The rate at which Uyuni can onboard clients is limited and depends on hardware resources. Onboarding clients at a faster rate than Uyuni is configured for will build up a backlog of unprocessed keys. This slows down the process and can potentially exhaust resources. We recommend that you limit the acceptance key rate programmatically. A safe starting point would be to onboard a client every 15 seconds. You can do that with this command:

for k in $(salt-key -l un|grep -v Unaccepted); do salt-key -y -a $k; sleep 15; done

Salt Clients and the RNG

All communication to and from Salt clients is encrypted. During client onboarding, Salt uses asymmetric cryptography, which requires available entropy from the Random Number Generator (RNG) facility in the kernel. If sufficient entropy is not available from the RNG, it will significantly slow down communications. This is especially true in virtualized environments. Ensure enough entropy is present, or change the virtualization host options.

You can check the amount of available entropy with the cat /proc/sys/kernel/random/entropy_avail. It should never be below 100-200.

Clients Running with Unaccepted Salt Keys

Clients which have not been onboarded, that is clients running with unaccepted Salt keys, consume more resources than clients that have been onboarded. Generally, this consumes about an extra 2.5 Kb/s of inbound network bandwidth per client. For example, 1000 idle clients will consume about 2.5 Mb/s extra. This consumption will reduce almost to zero when onboarding has been completed for all clients. Limit the number of non-onboarded clients for optimal performance.

Disabling the Salt Mine

In older versions, Uyuni used a tool called Salt mine to check client availability. The Salt mine would cause clients to contact the server every hour, which created significant load. With the introduction of a more efficient mechanism in Uyuni 3.2, the Salt mine is no longer required. Instead, the Uyuni Server uses Taskomatic to ping only the clients that appear to have been offline for twelve hours or more, with all clients being contacted at least once in every twenty four hour period by default.

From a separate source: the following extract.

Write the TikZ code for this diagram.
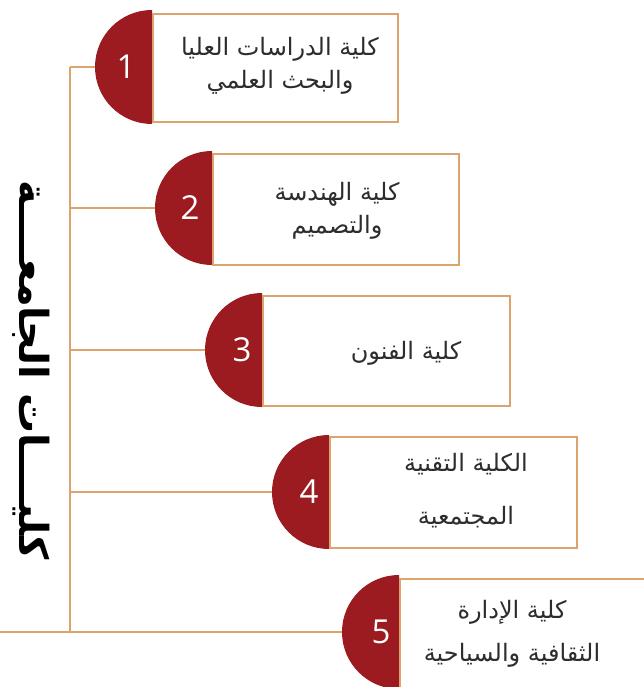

You can adjust this by changing the web.system_checkin_threshold parameter in rhn.conf. The value is expressed in days, and the default value is 1.

Newly registered Salt clients will have the Salt mine disabled by default. If the Salt mine is running on your system, you can reduce load by disabling it. This is especially effective if you have a large number of clients.

Disable the Salt mine by running this command on the server:

salt '*' state.sls util.mgr_mine_config_clean_up

This will restart the clients and generate some Salt events to be processed by the server. If you have a large number of clients, handling these events could create excessive load. To avoid this, you can execute the command in batch mode with this command:

salt --batch-size 50 '*' state.sls util.mgr_mine_config_clean_up

You will need to wait for this command to finish executing. Do not end the process with Ctrl+C.

Disable Unnecessary Taskomatic jobs

To minimize wasted resources, you can disable non-essential or unused Taskomatic jobs.

You can see the list of Taskomatic jobs in the Uyuni Web UI, at Admin  Task Schedules.

To disable a job, click the name of the job you want to disable, select Disable Schedule, and click Update Schedule.

To delete a job, click the name of the job you want to delete, and click Delete Schedule.

We recommend disabling these jobs:

  • Daily comparison of configuration files: compare-configs-default

  • Hourly synchronization of Cobbler files: cobbler-sync-default

  • Daily gatherer and subscription matcher: gatherer-matcher-default

Do not attempt to disable any other jobs, as it could prevent Uyuni from functioning correctly.

Swap and Monitoring

It is especially important in large scale deployments that you keep your Uyuni Server constantly monitored and backed up.

Swap space use can have significant impacts on performance. If significant non-transient swap usage is detected, you can increase the available hardware RAM.